BERLIN – A lobby group representing European automakers warned Tuesday that EU proposals for cutting emissions of carbon dioxide could result in manufacturing job losses.
According to the European Commission, cars are responsible for about 12 per cent of total emissions of CO2, the main greenhouse gas, in the 28-nation bloc.
“Overly stringent CO2 targets, as well as unrealistic sales quotas for battery electric vehicles, could lead to serious structural problems across the EU,” the European Automobile Manufacturers’ Association, or ACEA, said.
The ACEA cited a self-commissioned report, which claimed that because all-electric vehicles require fewer parts and maintenance, fewer workers will be required. The Brussels-based group said the auto industry accounts for over 11 per cent of EU manufacturing employment.

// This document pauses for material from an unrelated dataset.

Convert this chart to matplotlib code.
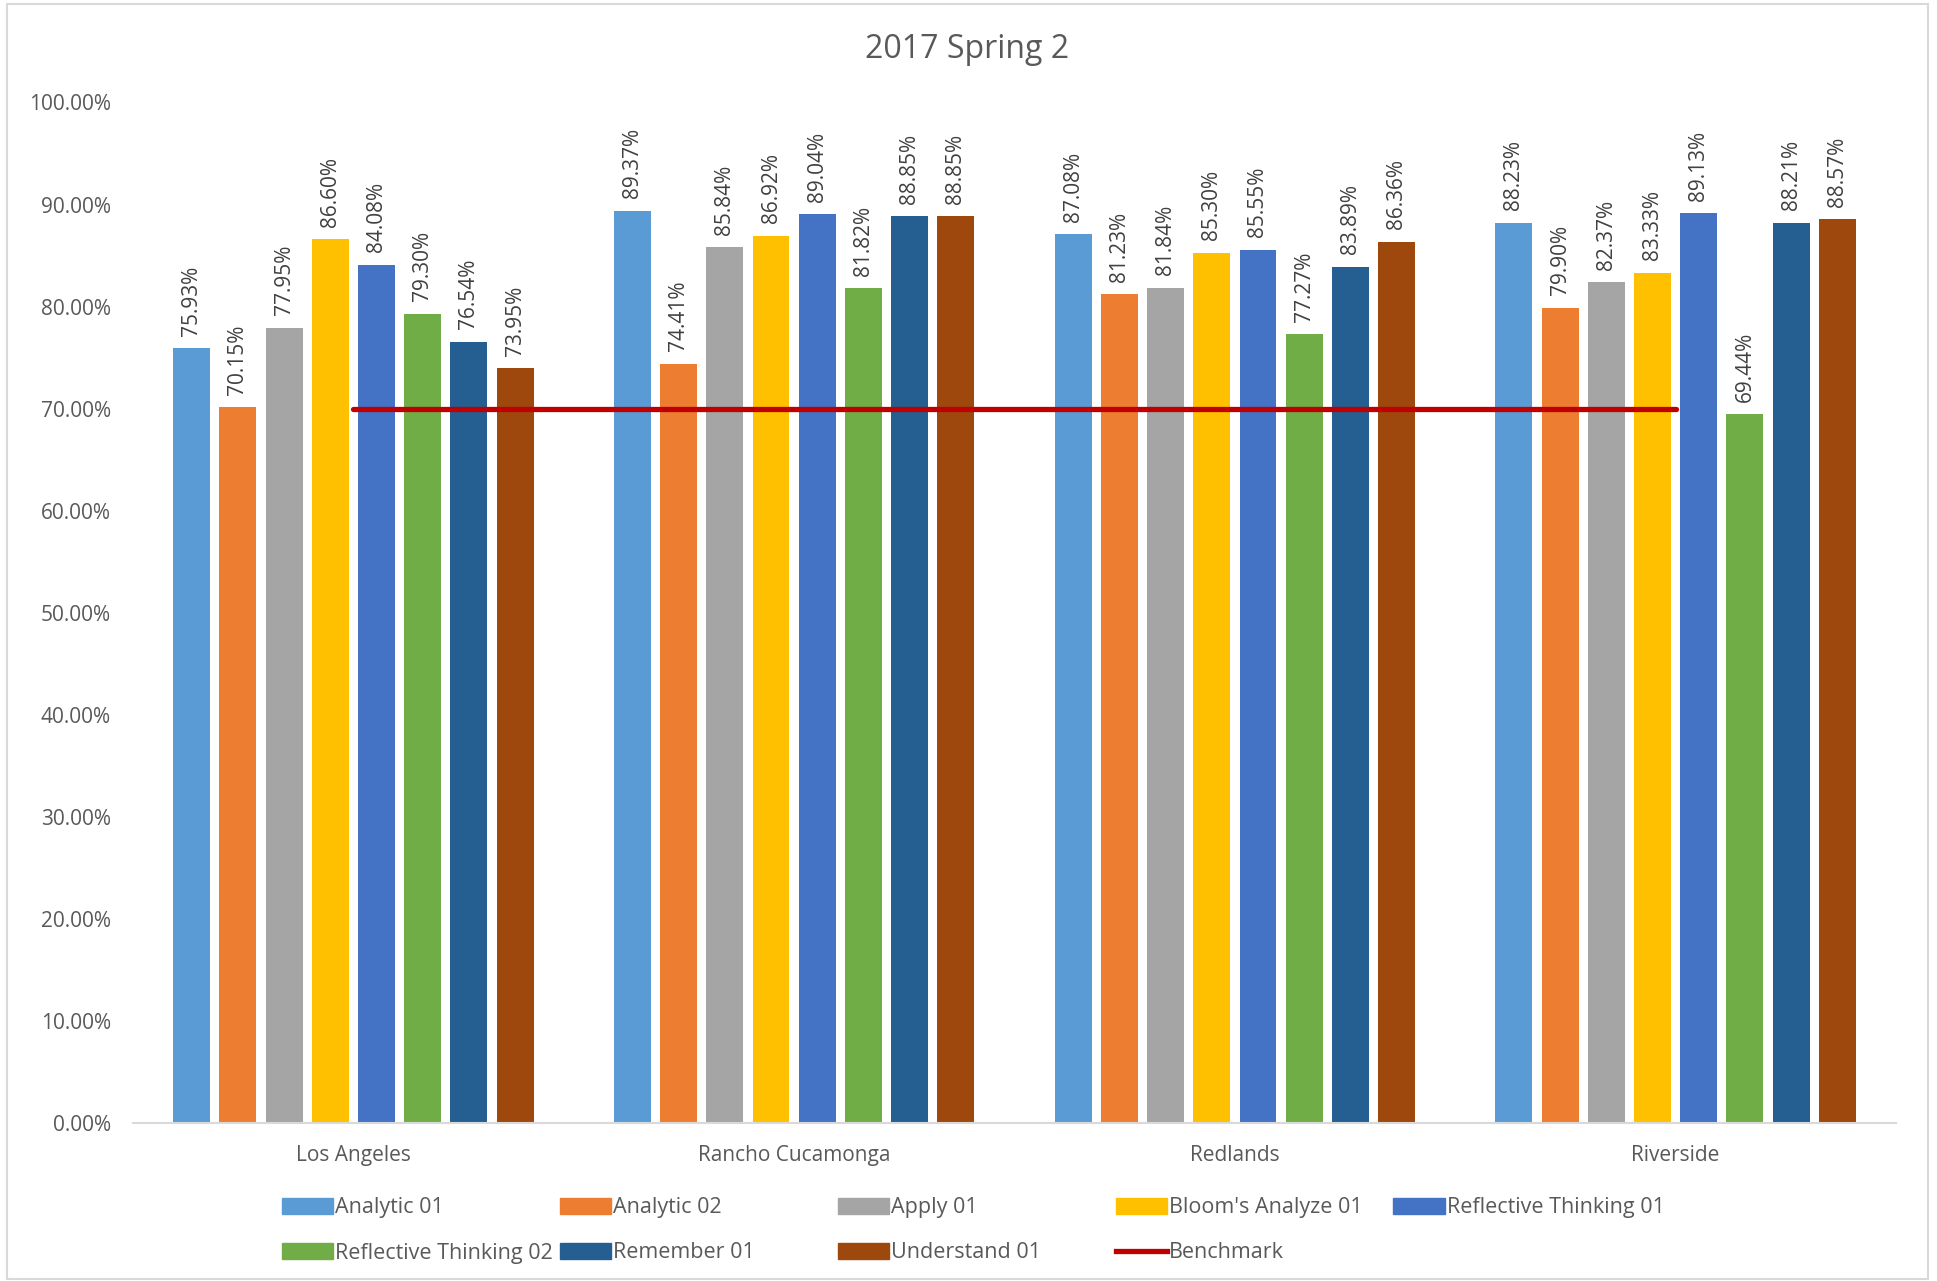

The European Parliament’s environment committee is expected to vote next week on new emissions targets for the period after 2020. The parliament’s plenary would then vote on the issue in early October.
The EU’s existing target is for new cars to have average CO2 emissions of 95 grams per kilometre by 2021—equivalent to fuel efficiency of 4.1 litres of gasoline per 100 kilometres, or 57.4 miles per gallon. That is a drop of 40 per cent from the 2007 average of 158.7 grams per kilometre.
So far, the industry is struggling to meet that target, with the average last year being over 118 grams.
The recent scandal over Volkswagen’s cheating on diesel emissions tests has contributed to a rise in sales of cars that run on gas—which emit more CO2.
The ACEA argues that requiring automakers to cut carbon emissions by a further 30 per cent compared with 2021—as is now being proposed—would be unrealistic.
The auto lobby’s jobs warning comes as diplomats from about 190 countries are meeting in Bangkok to discuss progress on the Paris climate agreement. Signatories of the 2015 accord are trying to agree on formal guidelines that governments have to follow in their efforts to keep global warming below 2 degrees Celsius by the end of the century.
World leaders will gather in Katowice, Poland, at the end of the year to approve the final text.
Michael Cramer, a member of the European Parliament for Germany’s Green party, accused the ACEA of trying to panic lawmakers.
“There’s absolutely no point in complaining that jobs are being lost,” he said, adding that carmakers would do better to embrace innovation and change. “The auto industry mustn’t make the mistakes made by the energy industry, which ignored renewable energy for decades.”